Start Input data

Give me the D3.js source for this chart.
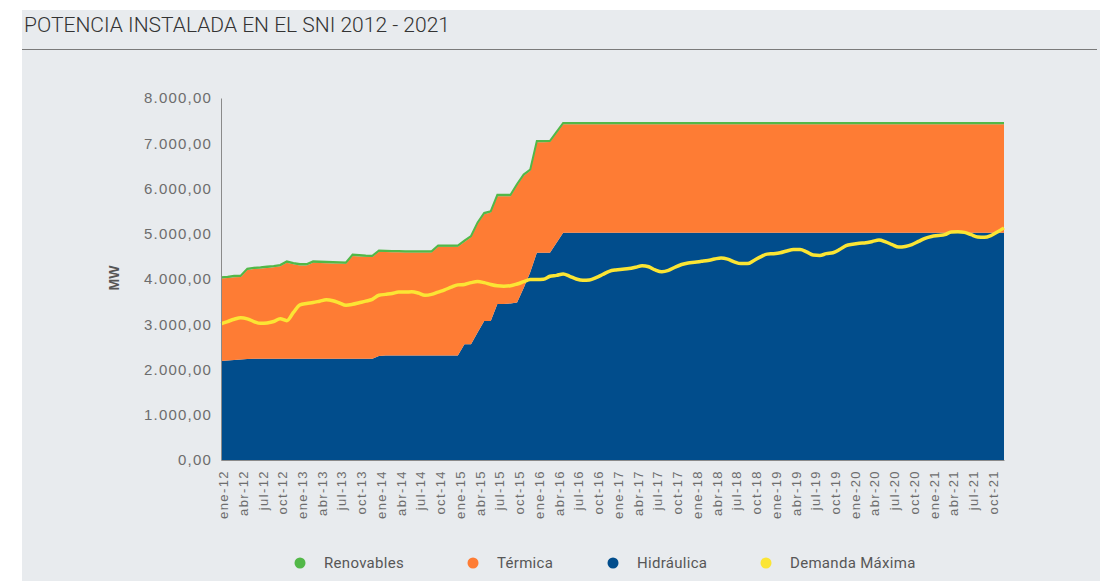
<!DOCTYPE html>
<html>
<head>
<meta charset="utf-8">
<script src="https://cdn.jsdelivr.net/npm/d3@7"></script>
<style>
  body { margin: 0; background: #fff; }
</style>
</head>
<body>
<div id="chart"></div>
<script>
// categorias: meses ene-12 ... dic-21
var meses = ["ene", "feb", "mar", "abr", "may", "jun", "jul", "ago", "sep", "oct", "nov", "dic"];
var anios = ["12", "13", "14", "15", "16", "17", "18", "19", "20", "21"];
var periodos = [];
anios.forEach(function(a) { meses.forEach(function(m) { periodos.push(m + "-" + a); }); });
var ticksEje = periodos.filter(function(p, i) { return i % 3 === 0; });

var yTicks = [0, 1000, 2000, 3000, 4000, 5000, 6000, 7000, 8000];

// MW, un valor por mes
var hidraulica = [
  2190, 2200, 2210, 2220, 2230, 2235, 2240, 2240, 2240, 2240, 2240, 2240,
  2240, 2240, 2240, 2240, 2240, 2240, 2240, 2240, 2240, 2240, 2240, 2240,
  2300, 2310, 2310, 2310, 2310, 2310, 2310, 2310, 2310, 2310, 2310, 2310,
  2310, 2560, 2560, 2820, 3070, 3070, 3450, 3450, 3460, 3480, 3800, 4150,
  4580, 4580, 4580, 4800, 5020, 5020, 5020, 5020, 5020, 5020, 5020, 5020,
  5020, 5020, 5020, 5020, 5020, 5020, 5020, 5020, 5020, 5020, 5020, 5020,
  5020, 5020, 5020, 5020, 5020, 5020, 5020, 5020, 5020, 5020, 5020, 5020,
  5020, 5020, 5020, 5020, 5020, 5020, 5020, 5020, 5020, 5020, 5020, 5020,
  5020, 5020, 5020, 5020, 5020, 5020, 5020, 5020, 5020, 5020, 5020, 5020,
  5020, 5020, 5020, 5020, 5020, 5020, 5020, 5020, 5020, 5020, 5020, 5020
];
var termica = [
  1820, 1820, 1830, 1825, 1970, 1985, 1990, 2005, 2020, 2040, 2120, 2085,
  2060, 2060, 2120, 2115, 2110, 2105, 2100, 2095, 2270, 2260, 2250, 2245,
  2300, 2285, 2280, 2280, 2275, 2275, 2273, 2273, 2273, 2400, 2400, 2400,
  2400, 2260, 2360, 2400, 2360, 2400, 2380, 2380, 2370, 2590, 2480, 2240,
  2440, 2440, 2445, 2420, 2400, 2400, 2400, 2400, 2400, 2400, 2400, 2400,
  2400, 2400, 2400, 2400, 2400, 2400, 2400, 2400, 2400, 2400, 2400, 2400,
  2400, 2400, 2400, 2400, 2400, 2400, 2400, 2400, 2400, 2400, 2400, 2400,
  2400, 2400, 2400, 2400, 2400, 2400, 2400, 2400, 2400, 2400, 2400, 2400,
  2400, 2400, 2400, 2400, 2400, 2400, 2400, 2400, 2400, 2400, 2400, 2400,
  2400, 2400, 2400, 2400, 2400, 2400, 2400, 2400, 2400, 2400, 2400, 2400
];
var renovables = [
  30, 30, 30, 30, 30, 30, 30, 30, 30, 30, 30, 30,
  30, 30, 30, 30, 30, 30, 30, 30, 30, 30, 30, 30,
  30, 30, 30, 30, 30, 30, 30, 30, 30, 30, 30, 30,
  30, 30, 30, 30, 30, 30, 30, 30, 30, 30, 30, 30,
  30, 30, 30, 30, 30, 30, 30, 30, 30, 30, 30, 30,
  30, 30, 30, 30, 30, 30, 30, 30, 30, 30, 30, 30,
  30, 30, 30, 30, 30, 30, 30, 30, 30, 30, 30, 30,
  30, 30, 30, 30, 30, 30, 30, 30, 30, 30, 30, 30,
  30, 30, 30, 30, 30, 30, 30, 30, 30, 30, 30, 30,
  30, 30, 30, 30, 30, 30, 30, 30, 30, 30, 30, 30
];
var demandaMaxima = [
  3010, 3060, 3110, 3145, 3120, 3060, 3020, 3030, 3060, 3120, 3080, 3260,
  3430, 3460, 3480, 3510, 3540, 3520, 3470, 3420, 3440, 3475, 3510, 3550,
  3640, 3660, 3680, 3710, 3710, 3720, 3690, 3640, 3660, 3710, 3760, 3820,
  3870, 3880, 3920, 3945, 3920, 3880, 3850, 3840, 3850, 3890, 3940, 3990,
  3990, 3995, 4060, 4080, 4110, 4060, 4000, 3970, 3980, 4030, 4100, 4170,
  4200, 4215, 4230, 4260, 4295, 4270, 4200, 4160, 4190, 4260, 4320, 4355,
  4370, 4390, 4410, 4440, 4465, 4440, 4380, 4340, 4340, 4410, 4490, 4550,
  4560, 4580, 4620, 4650, 4650, 4600, 4530, 4520, 4560, 4580, 4650, 4740,
  4770, 4790, 4800, 4830, 4860, 4820, 4760, 4705, 4720, 4760, 4830, 4900,
  4940, 4960, 4980, 5040, 5045, 5030, 4980, 4930, 4920, 4960, 5040, 5130
];

var leyenda = ["Renovables", "Térmica", "Hidráulica", "Demanda Máxima"];
var colores = {
  "Renovables": "#52b848",
  "Térmica": "#fe7c34",
  "Hidráulica": "#014d8c",
  "Demanda Máxima": "#fbe534"
};

var width = 1100, height = 581;
var svg = d3.select("#chart").append("svg")
    .attr("width", width)
    .attr("height", height)
    .style("display", "block");

// panel gris
svg.append("rect")
    .attr("x", 22).attr("y", 10)
    .attr("width", width - 22).attr("height", height - 10)
    .attr("fill", "#e8ebee");

svg.append("text")
    .attr("x", 24).attr("y", 32)
    .attr("textLength", 426)
    .attr("lengthAdjust", "spacingAndGlyphs")
    .style("font-family", "Roboto, sans-serif")
    .style("font-size", "21px")
    .style("font-weight", "300")
    .attr("fill", "#333")
    .text("POTENCIA INSTALADA EN EL SNI 2012 - 2021");

svg.append("line")
    .attr("x1", 22).attr("x2", 1097)
    .attr("y1", 49.5).attr("y2", 49.5)
    .attr("stroke", "#7a7a7a").attr("stroke-width", 1);

var x = d3.scalePoint()
    .domain(periodos)
    .range([221, 1004]);
var y = d3.scaleLinear()
    .domain([0, 8000])
    .range([460, 98]);

var data = periodos.map(function(p, i) {
  return {
    periodo: p,
    "Hidráulica": hidraulica[i],
    "Térmica": termica[i],
    "Renovables": renovables[i],
    demanda: demandaMaxima[i]
  };
});

var stack = d3.stack().keys(["Hidráulica", "Térmica", "Renovables"]);
var capas = stack(data);

var area = d3.area()
    .x(function(d) { return x(d.data.periodo); })
    .y0(function(d) { return y(d[0]); })
    .y1(function(d) { return y(d[1]); });

svg.append("g").selectAll("path")
    .data(capas)
  .enter().append("path")
    .attr("d", area)
    .attr("fill", function(d) { return colores[d.key]; });

// borde verde de renovables
var topLine = d3.line()
    .x(function(d) { return x(d.data.periodo); })
    .y(function(d) { return y(d[1]); });
svg.append("path")
    .datum(capas[2])
    .attr("d", topLine)
    .attr("fill", "none")
    .attr("stroke", colores["Renovables"])
    .attr("stroke-width", 2);

// demanda maxima
var linea = d3.line()
    .x(function(d) { return x(d.periodo); })
    .y(function(d) { return y(d.demanda); })
    .curve(d3.curveMonotoneX);
svg.append("path")
    .datum(data)
    .attr("d", linea)
    .attr("fill", "none")
    .attr("stroke", colores["Demanda Máxima"])
    .attr("stroke-width", 3.5)
    .attr("stroke-linejoin", "round");

var locale = d3.formatLocale({decimal: ",", thousands: ".", grouping: [3], currency: ["", ""]});
var fmt = locale.format(",.2f");

// eje y
svg.append("g")
    .attr("transform", "translate(221,0)")
    .call(d3.axisLeft(y).tickValues(yTicks).tickFormat(fmt).tickSize(0).tickPadding(9))
    .call(function(g) {
      g.select(".domain").attr("stroke", "#8a8a8a");
      g.selectAll("text")
        .style("font-family", "'Liberation Sans', Arial, sans-serif")
        .style("font-size", "15px")
        .style("letter-spacing", "1.2px")
        .attr("fill", "#6d6d6d");
    });

svg.append("text")
    .attr("transform", "translate(119,278) rotate(-90)")
    .attr("text-anchor", "middle")
    .style("font-family", "'Liberation Sans', Arial, sans-serif")
    .style("font-size", "14px")
    .style("font-weight", "bold")
    .attr("fill", "#555")
    .text("MW");

// eje x
svg.append("g")
    .attr("transform", "translate(0,460)")
    .call(d3.axisBottom(x).tickValues(ticksEje).tickSize(0))
    .call(function(g) {
      g.select(".domain").attr("stroke", "#8a8a8a");
      g.selectAll("text")
        .attr("transform", "rotate(-90)")
        .attr("x", -10)
        .attr("y", 2)
        .attr("dy", "0.35em")
        .style("text-anchor", "end")
        .style("font-family", "'Liberation Sans', Arial, sans-serif")
        .style("font-size", "13px")
        .style("letter-spacing", "1.4px")
        .attr("fill", "#6d6d6d");
    });

// leyenda
var legX = [300, 473, 613, 766];
var leg = svg.append("g").selectAll("g")
    .data(leyenda)
  .enter().append("g")
    .attr("transform", function(d, i) { return "translate(" + legX[i] + ",563)"; });
leg.append("circle")
    .attr("r", 5.5)
    .attr("fill", function(d) { return colores[d]; });
leg.append("text")
    .attr("x", 24)
    .attr("dy", "0.35em")
    .style("font-family", "Roboto, sans-serif")
    .style("font-size", "15px")
    .style("letter-spacing", "0.3px")
    .attr("fill", "#575757")
    .text(function(d) { return d; });
</script>
</body>
</html>
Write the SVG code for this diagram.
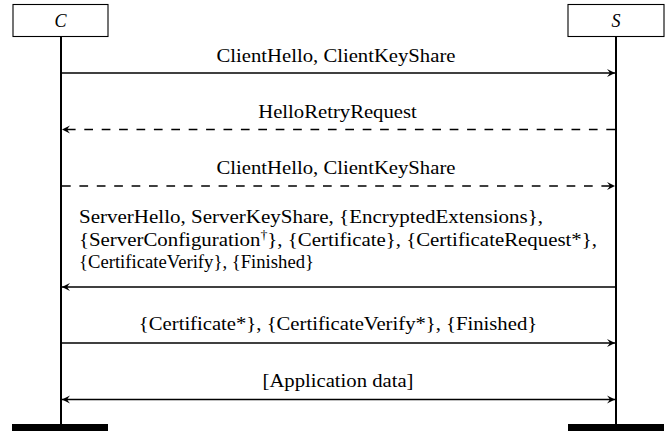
<svg xmlns="http://www.w3.org/2000/svg" width="665" height="431" viewBox="0 0 665 431">
<defs>
<style>
.box{fill:#fff;stroke:#000;stroke-width:1.1}
.life{stroke:#000;stroke-width:2;fill:none}
.msg{stroke:#000;stroke-width:1.3;fill:none}
.dash{stroke-dasharray:8.7,8.7}
.lbl{font-family:"Liberation Serif","Times New Roman",serif;font-size:18px;fill:#000}
.mid{text-anchor:middle}
.it{font-style:italic}
</style>
<marker id="ah" markerWidth="12" markerHeight="10" refX="0" refY="0" viewBox="-9 -5 10 10" orient="auto-start-reverse" markerUnits="userSpaceOnUse">
<path d="M0,0 L-8,-4 Q-5.5,-1 -5.2,0 Q-5.5,1 -8,4 Z" fill="#000"/>
</marker>
</defs>
<rect width="665" height="431" fill="#fff"/>
<g id="lifelines">
<line class="life" x1="61" y1="36.5" x2="61" y2="424"/>
<line class="life" x1="616" y1="36.5" x2="616" y2="424"/>
<rect x="12" y="424" width="96" height="7" fill="#000"/>
<rect x="568" y="424" width="96" height="7" fill="#000"/>
</g>
<g id="nodeC">
<rect class="box" x="13" y="4.5" width="95" height="32"/>
<text class="lbl mid it" x="60.5" y="26.5">C</text>
</g>
<g id="nodeS">
<rect class="box" x="568" y="4.5" width="96" height="32"/>
<text class="lbl mid it" x="616" y="26.5">S</text>
</g>
<g id="connectors">
<line class="msg" x1="62" y1="73" x2="615" y2="73" marker-end="url(#ah)"/>
<line class="msg dash" x1="615" y1="129.5" x2="62" y2="129.5" marker-end="url(#ah)"/>
<line class="msg dash" x1="62" y1="186" x2="615" y2="186" marker-end="url(#ah)"/>
<line class="msg" x1="615" y1="287" x2="62" y2="287" marker-end="url(#ah)"/>
<line class="msg" x1="62" y1="343" x2="615" y2="343" marker-end="url(#ah)"/>
<line class="msg" x1="62" y1="399.5" x2="615" y2="399.5" marker-start="url(#ah)" marker-end="url(#ah)"/>
</g>
<g id="labels">
<text class="lbl mid" transform="translate(336,61.5) scale(1.15,1)">ClientHello, ClientKeyShare</text>
<text class="lbl mid" transform="translate(337.5,117.5) scale(1.15,1)">HelloRetryRequest</text>
<text class="lbl mid" transform="translate(336,174) scale(1.15,1)">ClientHello, ClientKeyShare</text>
<text class="lbl" x="79" y="223" textLength="464" lengthAdjust="spacingAndGlyphs">ServerHello, ServerKeyShare, {EncryptedExtensions},</text>
<text class="lbl" x="79" y="245.5" textLength="518" lengthAdjust="spacingAndGlyphs">{ServerConfiguration<tspan font-size="12" dy="-7">†</tspan><tspan dy="7">}, {Certificate}, {CertificateRequest*},</tspan></text>
<text class="lbl" x="79" y="268" textLength="235" lengthAdjust="spacingAndGlyphs">{CertificateVerify}, {Finished}</text>
<text class="lbl mid" transform="translate(338,330) scale(1.15,1)">{Certificate*}, {CertificateVerify*}, {Finished}</text>
<text class="lbl mid" transform="translate(338,387) scale(1.15,1)">[Application data]</text>
</g>
</svg>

End Input data

Brief
Extract all lines from the data in which "this" is found.

Final result
Give me the D3.js source for this chart.
Write the SVG code for this diagram.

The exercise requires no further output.